Your instructions |
Below are entries. Give back exactly the lines from the one containing "Output the component" through the one containing "const bandWidth = (W", inclusive, without the pictures.
_ _ _ _ _
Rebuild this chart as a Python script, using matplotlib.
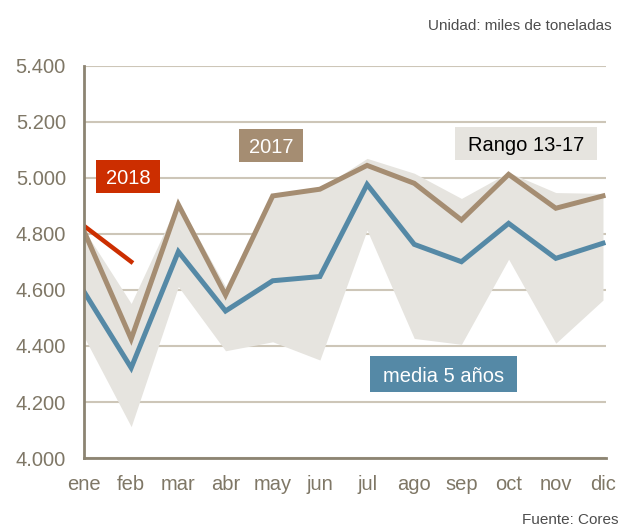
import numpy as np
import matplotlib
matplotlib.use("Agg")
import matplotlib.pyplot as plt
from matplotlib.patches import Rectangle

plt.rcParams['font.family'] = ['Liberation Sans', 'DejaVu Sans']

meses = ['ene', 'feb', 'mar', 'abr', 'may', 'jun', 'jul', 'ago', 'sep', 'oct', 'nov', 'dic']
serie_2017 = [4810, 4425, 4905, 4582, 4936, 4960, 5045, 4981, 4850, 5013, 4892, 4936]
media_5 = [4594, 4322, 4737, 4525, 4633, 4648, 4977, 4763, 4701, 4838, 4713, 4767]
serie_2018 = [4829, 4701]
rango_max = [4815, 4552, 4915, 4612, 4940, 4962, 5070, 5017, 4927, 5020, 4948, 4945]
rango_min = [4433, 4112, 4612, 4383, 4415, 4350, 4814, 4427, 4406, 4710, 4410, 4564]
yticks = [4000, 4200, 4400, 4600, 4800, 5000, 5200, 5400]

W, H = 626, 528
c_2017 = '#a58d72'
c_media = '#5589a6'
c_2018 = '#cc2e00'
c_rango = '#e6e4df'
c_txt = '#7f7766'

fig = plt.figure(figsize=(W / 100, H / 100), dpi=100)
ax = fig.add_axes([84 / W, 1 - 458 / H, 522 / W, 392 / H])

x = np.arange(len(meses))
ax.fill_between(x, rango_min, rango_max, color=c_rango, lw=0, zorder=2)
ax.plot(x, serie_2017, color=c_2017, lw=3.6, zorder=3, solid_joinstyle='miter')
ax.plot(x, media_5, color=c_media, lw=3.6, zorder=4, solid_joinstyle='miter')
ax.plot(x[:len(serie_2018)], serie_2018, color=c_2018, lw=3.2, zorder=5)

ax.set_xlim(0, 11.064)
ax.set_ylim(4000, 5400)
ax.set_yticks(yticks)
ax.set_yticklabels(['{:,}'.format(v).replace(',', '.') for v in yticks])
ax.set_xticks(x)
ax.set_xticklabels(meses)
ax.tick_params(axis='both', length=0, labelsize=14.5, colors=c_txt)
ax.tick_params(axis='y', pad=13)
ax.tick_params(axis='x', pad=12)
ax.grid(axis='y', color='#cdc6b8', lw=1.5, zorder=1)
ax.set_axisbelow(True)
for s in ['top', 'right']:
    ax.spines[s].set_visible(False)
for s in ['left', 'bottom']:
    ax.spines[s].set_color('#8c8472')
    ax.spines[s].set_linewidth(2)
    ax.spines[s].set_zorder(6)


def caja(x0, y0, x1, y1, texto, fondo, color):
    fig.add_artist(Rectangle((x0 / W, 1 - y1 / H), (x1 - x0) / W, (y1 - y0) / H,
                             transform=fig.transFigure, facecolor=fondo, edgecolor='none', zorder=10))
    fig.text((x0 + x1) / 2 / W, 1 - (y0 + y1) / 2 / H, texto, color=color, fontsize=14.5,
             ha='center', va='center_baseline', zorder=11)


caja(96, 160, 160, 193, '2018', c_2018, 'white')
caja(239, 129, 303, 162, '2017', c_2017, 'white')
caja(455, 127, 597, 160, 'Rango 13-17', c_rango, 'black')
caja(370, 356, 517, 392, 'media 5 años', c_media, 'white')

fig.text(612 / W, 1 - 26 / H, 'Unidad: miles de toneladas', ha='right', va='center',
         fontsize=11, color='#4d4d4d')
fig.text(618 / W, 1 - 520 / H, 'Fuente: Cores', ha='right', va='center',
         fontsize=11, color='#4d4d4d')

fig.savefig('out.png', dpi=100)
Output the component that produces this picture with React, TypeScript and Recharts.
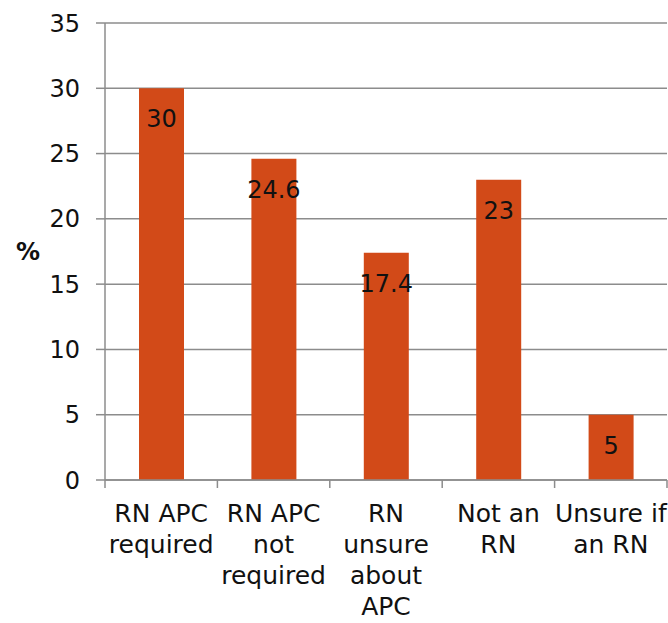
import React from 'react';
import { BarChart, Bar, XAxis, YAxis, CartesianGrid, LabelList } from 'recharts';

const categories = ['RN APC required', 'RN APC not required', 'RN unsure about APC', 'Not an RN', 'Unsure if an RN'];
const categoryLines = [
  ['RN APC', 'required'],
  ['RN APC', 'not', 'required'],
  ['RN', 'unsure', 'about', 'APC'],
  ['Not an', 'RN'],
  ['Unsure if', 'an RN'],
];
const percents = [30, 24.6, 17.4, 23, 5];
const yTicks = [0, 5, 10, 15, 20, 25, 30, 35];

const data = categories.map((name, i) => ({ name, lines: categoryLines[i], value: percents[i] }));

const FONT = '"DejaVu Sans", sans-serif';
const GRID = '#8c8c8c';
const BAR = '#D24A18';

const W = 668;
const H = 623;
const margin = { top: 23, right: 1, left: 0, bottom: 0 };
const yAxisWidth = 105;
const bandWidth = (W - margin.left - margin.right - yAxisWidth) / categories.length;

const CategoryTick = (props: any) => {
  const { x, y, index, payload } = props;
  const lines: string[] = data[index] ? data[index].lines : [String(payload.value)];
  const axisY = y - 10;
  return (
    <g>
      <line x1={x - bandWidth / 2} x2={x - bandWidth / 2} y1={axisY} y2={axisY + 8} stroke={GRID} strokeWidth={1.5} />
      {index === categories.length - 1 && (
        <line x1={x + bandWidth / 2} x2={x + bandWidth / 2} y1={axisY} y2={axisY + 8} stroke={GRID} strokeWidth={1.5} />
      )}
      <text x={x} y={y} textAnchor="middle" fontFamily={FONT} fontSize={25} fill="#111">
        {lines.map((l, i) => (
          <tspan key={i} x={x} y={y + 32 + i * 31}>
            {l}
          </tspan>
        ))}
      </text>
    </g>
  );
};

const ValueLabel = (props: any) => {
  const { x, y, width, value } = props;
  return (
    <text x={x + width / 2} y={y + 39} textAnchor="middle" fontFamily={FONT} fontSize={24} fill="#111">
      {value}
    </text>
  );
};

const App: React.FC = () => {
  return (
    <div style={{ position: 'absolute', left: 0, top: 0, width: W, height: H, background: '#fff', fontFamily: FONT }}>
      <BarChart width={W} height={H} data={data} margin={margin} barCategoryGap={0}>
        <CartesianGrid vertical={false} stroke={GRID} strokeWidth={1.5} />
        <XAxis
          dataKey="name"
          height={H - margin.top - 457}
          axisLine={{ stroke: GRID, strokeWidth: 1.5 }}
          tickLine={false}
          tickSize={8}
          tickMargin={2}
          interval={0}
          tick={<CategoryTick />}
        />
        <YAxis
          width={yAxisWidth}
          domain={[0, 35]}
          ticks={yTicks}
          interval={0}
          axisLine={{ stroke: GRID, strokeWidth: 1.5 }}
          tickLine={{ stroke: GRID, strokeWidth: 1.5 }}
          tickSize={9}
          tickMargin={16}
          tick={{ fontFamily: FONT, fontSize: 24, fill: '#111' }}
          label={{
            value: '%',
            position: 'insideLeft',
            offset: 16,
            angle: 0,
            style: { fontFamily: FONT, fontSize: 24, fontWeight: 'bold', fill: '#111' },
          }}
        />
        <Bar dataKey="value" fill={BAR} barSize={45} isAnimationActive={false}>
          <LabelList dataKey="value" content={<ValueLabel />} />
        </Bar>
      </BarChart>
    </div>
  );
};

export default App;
_ _ _ _ _
Answer to this task |
Output the component that produces this picture with React, TypeScript and Recharts.
import React from 'react';
import { BarChart, Bar, XAxis, YAxis, CartesianGrid, LabelList } from 'recharts';

const categories = ['RN APC required', 'RN APC not required', 'RN unsure about APC', 'Not an RN', 'Unsure if an RN'];
const categoryLines = [
  ['RN APC', 'required'],
  ['RN APC', 'not', 'required'],
  ['RN', 'unsure', 'about', 'APC'],
  ['Not an', 'RN'],
  ['Unsure if', 'an RN'],
];
const percents = [30, 24.6, 17.4, 23, 5];
const yTicks = [0, 5, 10, 15, 20, 25, 30, 35];

const data = categories.map((name, i) => ({ name, lines: categoryLines[i], value: percents[i] }));

const FONT = '"DejaVu Sans", sans-serif';
const GRID = '#8c8c8c';
const BAR = '#D24A18';

const W = 668;
const H = 623;
const margin = { top: 23, right: 1, left: 0, bottom: 0 };
const yAxisWidth = 105;
const bandWidth = (W - margin.left - margin.right - yAxisWidth) / categories.length;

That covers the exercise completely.